Sylvester Turner’s pension reform proposal, a subject of major scrutiny since its release last month, is making its way to council for a vote. However, the vote is only the first step on the long road ahead for reform. If approved, the plan would still require the state legislature to give the green light before changes can be implemented. Turner that State Rep. Dan Flynn (R-Canton) and State Sen. Joan Huffman (R-Southside Place) will carry his pension reform bill.
The $7.7 billion plan is the first of such plans to get all three governing boards to agree on a reform. The police and municipal pension boards signed on to the plan early on with the firefighters holding out until just days before the council vote.
In return for the police and municipal support, and $2.5B in benefit cuts, the plan provides a $1 billion immediate influx of cash in the form of pension obligation bonds. Though this is one of, if not the largest bond issuance in city history, taxpayers will have no direct say in the matter.
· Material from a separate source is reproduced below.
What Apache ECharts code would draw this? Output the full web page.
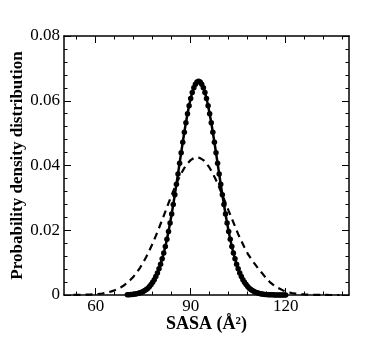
<!DOCTYPE html>
<html>
<head>
<meta charset="utf-8">
<script src="https://cdn.jsdelivr.net/npm/echarts@6/dist/echarts.min.js"></script>
<style>html,body{margin:0;padding:0;background:#fff}#c{width:380px;height:338px}</style>
</head>
<body>
<div id="c"></div>
<script>
// Solid curve (with markers)
var sasaSolid = [70,70.5,71,71.5,72,72.5,73,73.5,74,74.5,75,75.5,76,76.5,77,77.5,78,78.5,79,79.5,80,80.5,81,81.5,82,82.5,83,83.5,84,84.5,85,85.5,86,86.5,87,87.5,88,88.5,89,89.5,90,90.5,91,91.5,92,92.5,93,93.5,94,94.5,95,95.5,96,96.5,97,97.5,98,98.5,99,99.5,100,100.5,101,101.5,102,102.5,103,103.5,104,104.5,105,105.5,106,106.5,107,107.5,108,108.5,109,109.5,110,110.5,111,111.5,112,112.5,113,113.5,114,114.5,115,115.5,116,116.5,117,117.5,118,118.5,119,119.5,120];
var pdfSolid = [0.00007,0.00010,0.00013,0.00018,0.00023,0.00031,0.00040,0.00052,0.00066,0.00085,0.00108,0.00136,0.00170,0.00212,0.00262,0.00321,0.00391,0.00474,0.00570,0.00681,0.00809,0.00953,0.01116,0.01299,0.01500,0.01722,0.01963,0.02223,0.02500,0.02793,0.03099,0.03417,0.03741,0.04069,0.04395,0.04717,0.05028,0.05323,0.05598,0.05848,0.06068,0.06255,0.06403,0.06512,0.06578,0.06600,0.06578,0.06512,0.06403,0.06255,0.06068,0.05848,0.05598,0.05323,0.05028,0.04717,0.04395,0.04069,0.03741,0.03417,0.03099,0.02793,0.02500,0.02223,0.01963,0.01722,0.01500,0.01299,0.01116,0.00953,0.00809,0.00681,0.00570,0.00474,0.00391,0.00321,0.00262,0.00212,0.00170,0.00136,0.00108,0.00085,0.00066,0.00052,0.00040,0.00031,0.00023,0.00018,0.00013,0.00010,0.00007,0.00005,0.00004,0.00003,0.00002,0.00001,0.00001,0.00001,0,0,0];
// Dashed curve
var sasaDashed = [53,54,55,56,57,58,59,60,61,62,63,64,65,66,67,68,69,70,71,72,73,74,75,76,77,78,79,80,81,82,83,84,85,86,87,88,89,90,91,92,93,94,95,96,97,98,99,100,101,102,103,104,105,106,107,108,109,110,111,112,113,114,115,116,117,118,119,120,121,122,123,124,125,126,127,128,129,130,131,132,133,134,135,136,137];
var pdfDashed = [0.00002,0.00003,0.00005,0.00007,0.00009,0.00013,0.00018,0.00025,0.00035,0.00047,0.00063,0.00084,0.00111,0.00145,0.00187,0.00239,0.00302,0.00378,0.00469,0.00575,0.00699,0.00841,0.01002,0.01182,0.01380,0.01595,0.01826,0.02069,0.02321,0.02578,0.02835,0.03086,0.03326,0.03550,0.03751,0.03923,0.04063,0.04166,0.04229,0.04250,0.04229,0.04166,0.04063,0.03923,0.03751,0.03550,0.03326,0.03090,0.02850,0.02600,0.02360,0.02120,0.01880,0.01670,0.01470,0.01280,0.01130,0.00990,0.00860,0.00740,0.00620,0.00500,0.00400,0.00320,0.00250,0.00200,0.00150,0.00110,0.00080,0.00060,0.00045,0.00033,0.00024,0.00017,0.00012,0.00008,0.00005,0.00003,0.00002,0.00001,0.00001,0,0,0,0];
// Ticks
var xMajorTicks = [60, 90, 120];
var xMinorTicks = [54, 66, 72, 78, 84, 96, 102, 108, 114, 126, 132, 138];

function pairs(xs, ys) { return xs.map(function (x, i) { return [x, ys[i]]; }); }

var FONT = '"Liberation Serif","Times New Roman",serif';
var black = '#000';
function xAx(pos, ticks, len, showLabel, showLine) {
  return {
    type: 'value', position: pos, min: 50, max: 140,
    axisLine: { show: showLine, onZero: false, lineStyle: { color: black, width: 1.5 } },
    axisTick: { show: true, inside: true, length: len, customValues: ticks, lineStyle: { color: black, width: 1 } },
    axisLabel: { show: showLabel, customValues: ticks, color: black, fontFamily: FONT, fontSize: 17, margin: 3 },
    splitLine: { show: false }
  };
}
var xAxes = [
  Object.assign(xAx('bottom', xMajorTicks, 7, true, true), {
    name: 'SASA (Å²)', nameLocation: 'middle', nameGap: 20, nameMoveOverlap: false,
    nameTextStyle: { color: black, fontFamily: FONT, fontSize: 18, fontWeight: 'bold', verticalAlign: 'top' }
  }),
  xAx('bottom', xMinorTicks, 3.5, false, false),
  xAx('top', xMajorTicks, 7, false, true),
  xAx('top', xMinorTicks, 3.5, false, false)
];
function yAx(pos, showLabel) {
  return {
    type: 'value', position: pos, min: 0, max: 0.08, interval: 0.02,
    axisLine: { show: true, onZero: false, lineStyle: { color: black, width: 1.5 } },
    axisTick: { show: true, inside: true, length: 7, lineStyle: { color: black, width: 1 } },
    minorTick: { show: true, splitNumber: 5, length: 3.5, lineStyle: { color: black, width: 1 } },
    axisLabel: { show: showLabel, color: black, fontFamily: FONT, fontSize: 17, margin: 4,
      formatter: function (v) { return v === 0 ? '0' : v.toFixed(2); } },
    splitLine: { show: false }, minorSplitLine: { show: false }
  };
}
var yAxes = [
  Object.assign(yAx('left', true), {
    name: 'Probability density distribution', nameLocation: 'middle', nameGap: 38, nameMoveOverlap: false,
    nameTextStyle: { color: black, fontFamily: FONT, fontSize: 17, fontWeight: 'bold' }
  }),
  yAx('right', false)
];

var chart = echarts.init(document.getElementById('c'), null, { renderer: 'canvas' });
chart.setOption({
  animation: false,
  backgroundColor: '#fff',
  grid: { left: 64, right: 31, top: 36, bottom: 43, containLabel: false, outerBoundsMode: 'none' },
  xAxis: xAxes,
  yAxis: yAxes,
  series: [
    { type: 'line', xAxisIndex: 0, yAxisIndex: 0, data: pairs(sasaDashed, pdfDashed),
      symbol: 'none', lineStyle: { color: black, width: 2.2, type: [7, 5] }, z: 2 },
    { type: 'line', xAxisIndex: 0, yAxisIndex: 0, data: pairs(sasaSolid, pdfSolid),
      symbol: 'circle', symbolSize: 5.5, showAllSymbol: true,
      itemStyle: { color: black }, lineStyle: { color: black, width: 2.5 }, z: 3 }
  ]
});
</script>
</body>
</html>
Included in the plan is limiting Houston’s exposure to market downturns by assuming a more realistic, albeit still generous, rate of return. Instead of calculating returns at an overly-optimistic 8 or 8.5 percent, they will now be reduced to 7 percent.
If a downturn does happen, that’s when Turner’s “thermostat” comes in. Ultimately this trigger point would force all parties back to the table and require either benefit reductions or higher worker contributions if the city’s contribution exceeds a certain amount.
The firefighters were hesitant to agree on this aspect, but Turner vowed to move forward with or without their support.
Two planks in the proposal will not be brought before council at this point. The $1B of pension obligation bonds, which doesn’t require a public vote, and the removal of the voter-imposed property tax cap, which does require a public vote, will come further down the road.
The plan is meant to end Houston’s constant underfunding and eliminate not only the pension obligation bond debt, but also the liabilities, in 30 years. Politicians have made empty promises before to kick the financial can down the road until they no longer face a reelection bid, so only time will tell what relief this proposal actual provides.
One thing is for sure: if taxpayers don’t want to see their taxes increase, they need to be wary of removing the cap. And they should be questioning city officials about their lack of say regarding $1 billion of new debt.